CuPy exposes all CUDA device attributes through a single dictionary. 

**Your task** is to use the function `cp.cuda.Device().attributes.items()` to **report** the values for `L2CacheSize`, `MaxSharedMemoryPerMultiprocessor` and `ClockRate` on the DGX spark.

---

## Task 2: Matrix Reduction Kernel
a)
**Your task** is to write a cuTile kernel that reduces a 2D input matrix of arbitrary shape `(M, K)` along its **last** dimension (`K`), producing a 1D output vector of shape `(M,)` that contains the per-row sum.

**Requirements:**
- Use either `ct.reduce` or `ct.sum` inside the kernel
- Parallelize over the `M` dimension via the `grid`
- Verify correctness by comparing the result to `torch.sum(mat, dim=1)` via `torch.allclose`.
- Since the tiles can only have dimension sizes that are powers of 2, **zero-padding** inside the kernel can be necessary based on the provided matrix shape.

b)
**Report** the theoretical impact on parallelization and the per-kernel-process load as the `M` and `K` dimensions increase or decrease.

---

## Task 3: 4D Tensor Elementwise Addition

a) **Your task** is to write a cuTile kernel that adds two 4D tensors `A` and `B` element-wise and stores the result in `C`. All tensors have identical shape and dimensions `(M, N, K, L)`.

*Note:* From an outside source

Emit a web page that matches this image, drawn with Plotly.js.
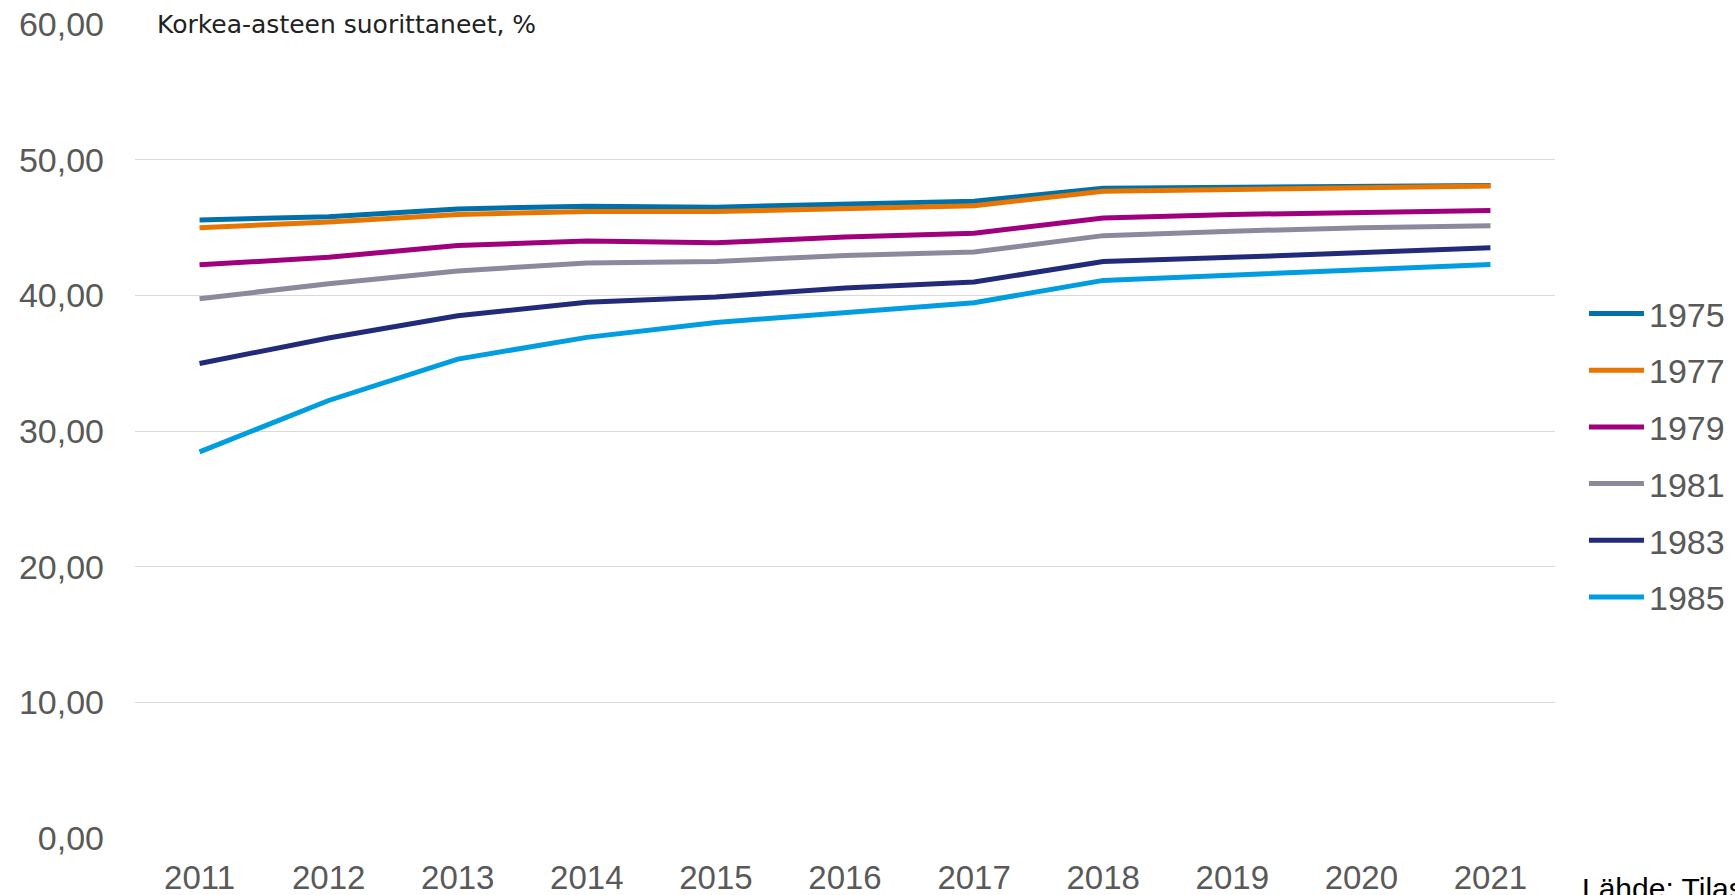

**Implement the kernel twice using the following two approaches:**

1. Each kernel program is responsible for computing the sum of a 2D output tile that covers dimensions `K` and `L`
2. Each kernel program is responsible for computing the sum of a 2D output tile that covers dimensions `M` and `N`

Parallelize over the remaining two dimensions in each respective case.

Verify both implementations against PyTorch's native `A + B` via `torch.allclose`.

b) **Benchmark** both of your kernels and report the average runtimes via Triton's `triton.testing.do_bench` function (https://triton-lang.org/main/python-api/generated/triton.testing.do_bench.html) or a benchmark function of your choice provided by `torch` or `cupy`.

Use dimension sizes $|M| = 16$, $|N| = 128$, $|K| = 16$, $|L| = 128$.

**Report** whether you observe any runtime differences and explain why.

---

## Task 4: Benchmarking Bandwidth

a)
**Your task** is to write a cuTile kernel that copies a 2D matrix of shape `(M,N)`. Each kernel program is responsible for copying a 2D slice of size `(tile_M, tile_N)` of the input matrix.

**Verify** the correctness of your kernel.

b)
Run the kernel on input matrices where the **first dimension (`M`) is fixed at 2048**
and the **last dimension (`N`) ranges from 16 to 128**.  Use a fixed tile height of `tile_M = 64` and set `tile_N = N` (the full width).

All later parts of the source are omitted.